At that point though, there needs to also be a way to clear or delete locked tasks in case the system crashes in the middle of an import so we don't end up with these incomplete tasks lingering all over the place and unable to process new tasks. It would be worthwhile then to use a lock per task so you could set the system to working on multiple imports without risking duplication or preventing yourself from multiple runs.

Log in or register to post comments

Comment #17

deekayen CreditAttribution: deekayen commented 18 May 2011 at 02:29

What's the point of the lock_id though?

Log in or register to post comments

Comment #18

Bastlynn CreditAttribution: Bastlynn commented 18 May 2011 at 14:05

Right now - there isn't one (I'm not convinced there was one in the original code either). Once I finish working up a patch to do individual task locking as described in my late night rambling- then there will be. ;)

Log in or register to post comments

Comment #19

Bastlynn CreditAttribution: Bastlynn commented 18 May 2011 at 15:20

File	Size
task_lock_fix-765576-2.patch	4.05 KB

Updated patch - I saw the comment tracing the history of the locking mechanism as described here, but the local implementation of it for node_import missed a critical element by not pulling data in from the variables table when trying to gain a lock.
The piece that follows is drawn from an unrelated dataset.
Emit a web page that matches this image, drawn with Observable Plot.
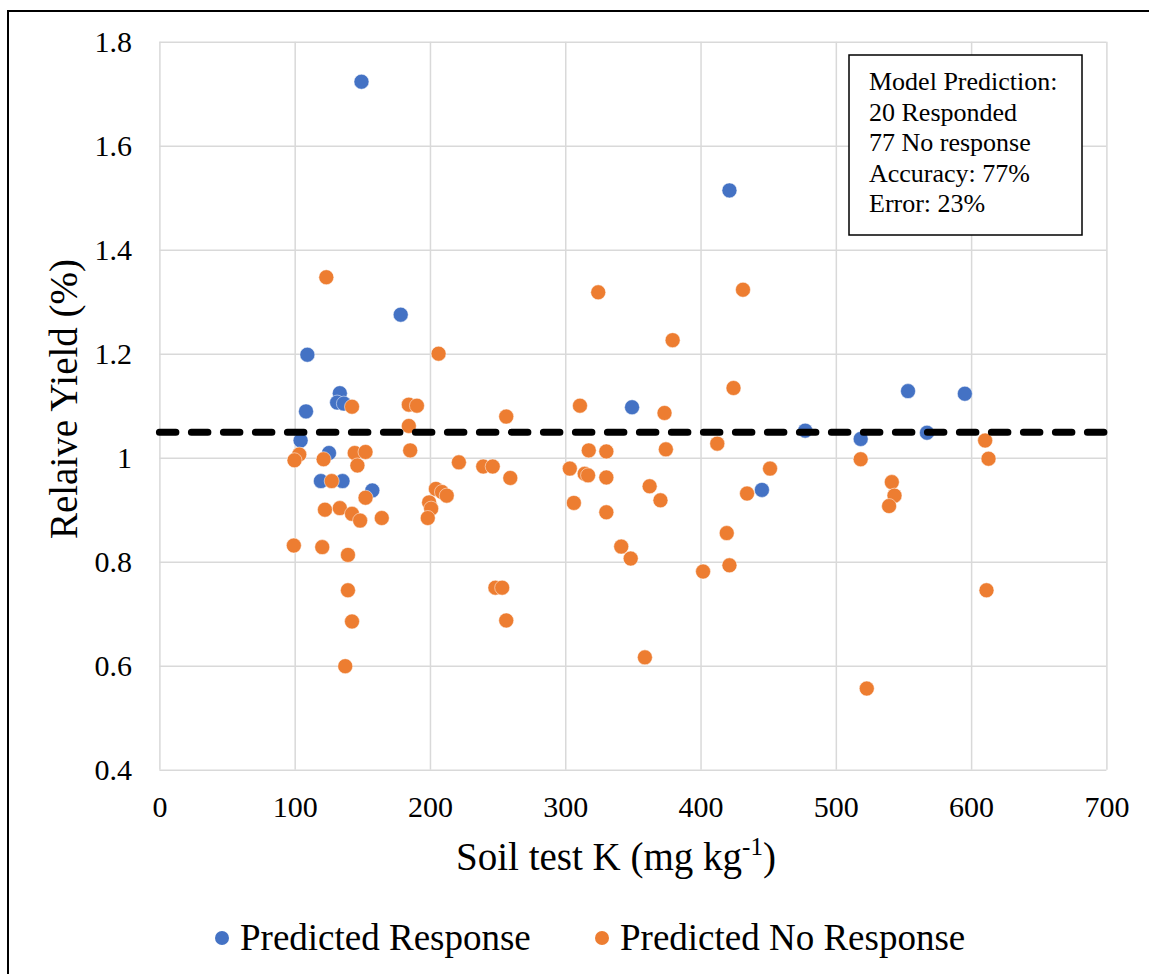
<!DOCTYPE html>
<html>
<head>
<meta charset="utf-8">
<script src="https://cdn.jsdelivr.net/npm/d3@7"></script>
<script src="https://cdn.jsdelivr.net/npm/@observablehq/plot@0.6"></script>
<style>
  html, body { margin: 0; padding: 0; background: #fff; }
  #wrap { position: relative; width: 1149px; height: 974px; overflow: hidden; }
  #wrap svg, #wrap svg text { font-family: "Liberation Serif", "Times New Roman", serif !important; }
  #frame { position: absolute; left: 7px; top: 10px; width: 1300px; height: 1100px;
           border-top: 2px solid #000; border-left: 2.5px solid #000; pointer-events: none; }
</style>
</head>
<body>
<div id="wrap"><div id="frame"></div></div>
<script>
// Soil test K (mg/kg) and relative yield for sites the model predicted to respond
const responseK  = [149, 421, 178, 109, 133, 131, 136, 108, 104, 125, 119, 135, 157, 349, 477, 445, 553, 518, 567, 595];
const responseRY = [1.724, 1.515, 1.276, 1.199, 1.125, 1.107, 1.105, 1.090, 1.034, 1.010, 0.956, 0.956, 0.938, 1.098, 1.053, 0.939, 1.129, 1.037, 1.049, 1.124];

// Sites the model predicted would not respond
const noRespK  = [123, 324, 431, 379, 206, 424, 142, 184, 190, 184, 185, 103, 99.5, 121, 144, 152, 146, 127, 152, 122,
                  133, 142, 148, 164, 99, 120, 139, 139, 142, 137, 221, 239, 246, 204, 208.5, 212, 199, 200.5, 198, 248,
                  253, 256, 256, 259, 310.5, 373, 412, 317, 330, 374, 303, 314, 316.5, 330, 362, 370, 306, 330, 341, 348,
                  401.5, 358.5, 451, 434, 419, 421, 518, 541, 543, 539, 610, 612.5, 611, 522.5];
const noRespRY = [1.348, 1.319, 1.324, 1.227, 1.201, 1.135, 1.099, 1.103, 1.101, 1.062, 1.015, 1.007, 0.996, 0.998, 1.010, 1.012, 0.986, 0.956, 0.924, 0.901,
                  0.904, 0.893, 0.880, 0.885, 0.832, 0.829, 0.814, 0.746, 0.686, 0.600, 0.992, 0.984, 0.984, 0.941, 0.935, 0.928, 0.915, 0.903, 0.885, 0.751,
                  0.751, 1.080, 0.688, 0.962, 1.101, 1.087, 1.028, 1.015, 1.013, 1.017, 0.980, 0.970, 0.967, 0.963, 0.946, 0.919, 0.914, 0.896, 0.830, 0.807,
                  0.782, 0.617, 0.980, 0.932, 0.856, 0.794, 0.998, 0.954, 0.928, 0.908, 1.034, 0.999, 0.746, 0.557];

// Critical relative-yield threshold
const threshold = 1.05;

// Axis ticks
const xTicks = [0, 100, 200, 300, 400, 500, 600, 700];
const yTicks = [0.4, 0.6, 0.8, 1.0, 1.2, 1.4, 1.6, 1.8];

// Series names, colours and the model summary
const seriesNames  = ["Predicted Response", "Predicted No Response"];
const seriesColors = ["#4472C4", "#ED7D31"];
const summaryLines = ["Model Prediction:", "20 Responded", "77 No response", "Accuracy: 77%", "Error: 23%"];

const response   = responseK.map((k, i) => ({k, ry: responseRY[i]}));
const noResponse = noRespK.map((k, i) => ({k, ry: noRespRY[i]}));

const W = 1149, H = 974;
const serif = "'Liberation Serif', 'Times New Roman', serif";

const chart = Plot.plot({
  width: W,
  height: H,
  marginLeft: 159.4,
  marginRight: 42.6,
  marginTop: 41.7,
  marginBottom: 204.3,
  style: {fontFamily: serif, background: "white", color: "black"},
  x: {domain: [0, 700]},
  y: {domain: [0.4, 1.8]},
  marks: [
    Plot.gridX(xTicks, {stroke: "#d9d9d9", strokeOpacity: 1, strokeWidth: 1.5}),
    Plot.gridY(yTicks, {stroke: "#d9d9d9", strokeOpacity: 1, strokeWidth: 1.5}),
    Plot.axisX({ticks: xTicks, tickSize: 0, tickPadding: 25, fontSize: 30, label: null}),
    Plot.axisY({ticks: yTicks, tickSize: 0, tickPadding: 28, fontSize: 30, label: null,
                tickFormat: d => String(+d.toFixed(1))}),
    Plot.dot(response,   {x: "k", y: "ry", r: 7.5, fill: seriesColors[0], stroke: "white", strokeWidth: 0.5}),
    Plot.dot(noResponse, {x: "k", y: "ry", r: 7.5, fill: seriesColors[1], stroke: "white", strokeWidth: 0.5}),
    Plot.ruleY([threshold], {stroke: "black", strokeWidth: 7, strokeDasharray: "16.5,15.5", strokeLinecap: "round"})
  ]
});

const svg = d3.select(chart).attr("font-family", serif);

// Y axis title
svg.append("text")
  .attr("transform", "translate(77,399) rotate(-90)")
  .attr("text-anchor", "middle")
  .attr("font-size", 39).attr("fill", "black")
  .text("Relaive Yield (%)");

// X axis title with superscript
const xt = svg.append("text")
  .attr("x", 616).attr("y", 870)
  .attr("text-anchor", "middle")
  .attr("font-size", 39).attr("fill", "black");
xt.append("tspan").text("Soil test K (mg kg");
xt.append("tspan").attr("font-size", 25).attr("dy", -15).text("-1");
xt.append("tspan").attr("dy", 15).text(")");

// Legend
const legendX = [222, 602];
seriesNames.forEach((name, i) => {
  svg.append("circle").attr("cx", legendX[i]).attr("cy", 938).attr("r", 7).attr("fill", seriesColors[i]);
  svg.append("text").attr("x", legendX[i] + 18).attr("y", 950)
    .attr("text-anchor", "start")
    .attr("font-size", 37).attr("fill", "black").text(name);
});

// Model summary box
svg.append("rect").attr("x", 849).attr("y", 55).attr("width", 233).attr("height", 180)
  .attr("fill", "white").attr("stroke", "black").attr("stroke-width", 1.5);
summaryLines.forEach((line, i) => {
  svg.append("text").attr("x", 869).attr("y", 90 + i * 30.5)
    .attr("text-anchor", "start")
    .attr("font-size", 26).attr("fill", "black").text(line);
});

document.getElementById("wrap").prepend(chart);
</script>
</body>
</html>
I'm debating updating the locking mechanism here to use the formal locking mechanisms in Drupal - thoughts, opinions, pros and cons of doing so?

Log in or register to post comments

Comment #20

Bastlynn CreditAttribution: Bastlynn commented 20 May 2011 at 15:35

Status:

Needs work

» Needs review

Going? Going? Gone. I'm pretty content with not using the features in lock.inc for the moment. So this is ready for review and testing - please let me know if you spot issues with the logic being used here.

Log in or register to post comments

Comment #21

deekayen CreditAttribution: deekayen commented 20 May 2011 at 17:04

File	Size
node_import-lock-765576-21.patch	4.2 KB

function node_import_lock_acquire() looks like it would never return FALSE in #19, signifying that a lock was already in place on the requested task. Here's an un-tested, maybe full of parse errors revision.

Log in or register to post comments

Comment #22

Bastlynn CreditAttribution: Bastlynn commented 23 May 2011 at 17:37

re: #21 - The logic seems functionally the same as #19 but I like this better than trying to stick with the original course of logic for the module. It reads clearer to the general coder and reduces the number of flags stored in the variables table. The patch doesn't have parse errors to correct, it looks good to me.